A second performance of the masque, with textual revisions by Jonson, occurred on 5 or 6 May 1622. The music for the masque was composed by Alfonso Ferrabosco and Nicholas Lanier; unfortunately only a single song by Lanier has survived.
The masque opens with an anti-masque, a comic scene involving characters from the "court buttery-hatch," including a Lady Alwife, a brewer's clerk, and a "rare artist" named Vangoose, among others. A bearmaster named Urson introduces two dancing bears; the second anti-masque is "a perplexed dance of straying and deformed pilgrims," which is disrupted by the descent from the clouds of Apollo, the god of prophecy, who introduces the serious portion of the masque. Apollo brings with him a group of other figures from Greek mythology, including Orpheus, Linus, Idmon, and others; a dance of torchbearers and the main dance precede the concluding appearance of Jove.
The dance of the principal masquers was led by Prince Charles, later King Charles I; the masque praised the so-called "Spanish match," the plan of King James I to negotiate a marriage between his heir the Prince of Wales and the Spanish Infanta.

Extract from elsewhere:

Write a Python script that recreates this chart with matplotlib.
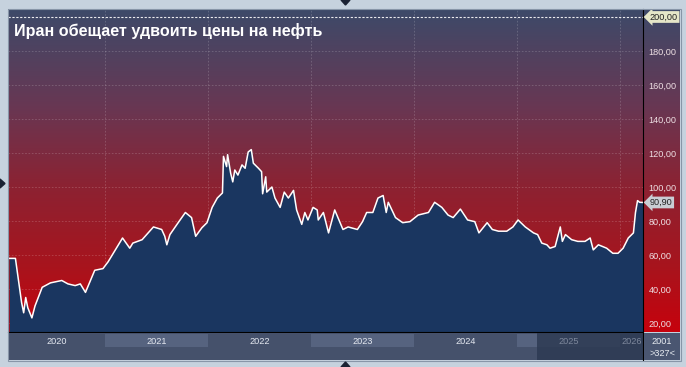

The masque, of course, takes the position that the match will come about and be a great success — a prediction that would, over the next few years, prove totally wrong.
The character Vangoose has been interpreted as one installment in Jonson's mockery of Jones, his uneasy partner in masque creation. Vangoose has a thick foreign accent that is identified as Dutch but could be perceived as mock-Welsh, a dig at Jones's ethnic background. Jonson created a whole series of such mock-Joneses in his works, starting with Lanthorn Leatherhead in Bartholomew Fair (1614) and extending through his last masque and play, Love's Welcome at Bolsover and A Tale of a Tub.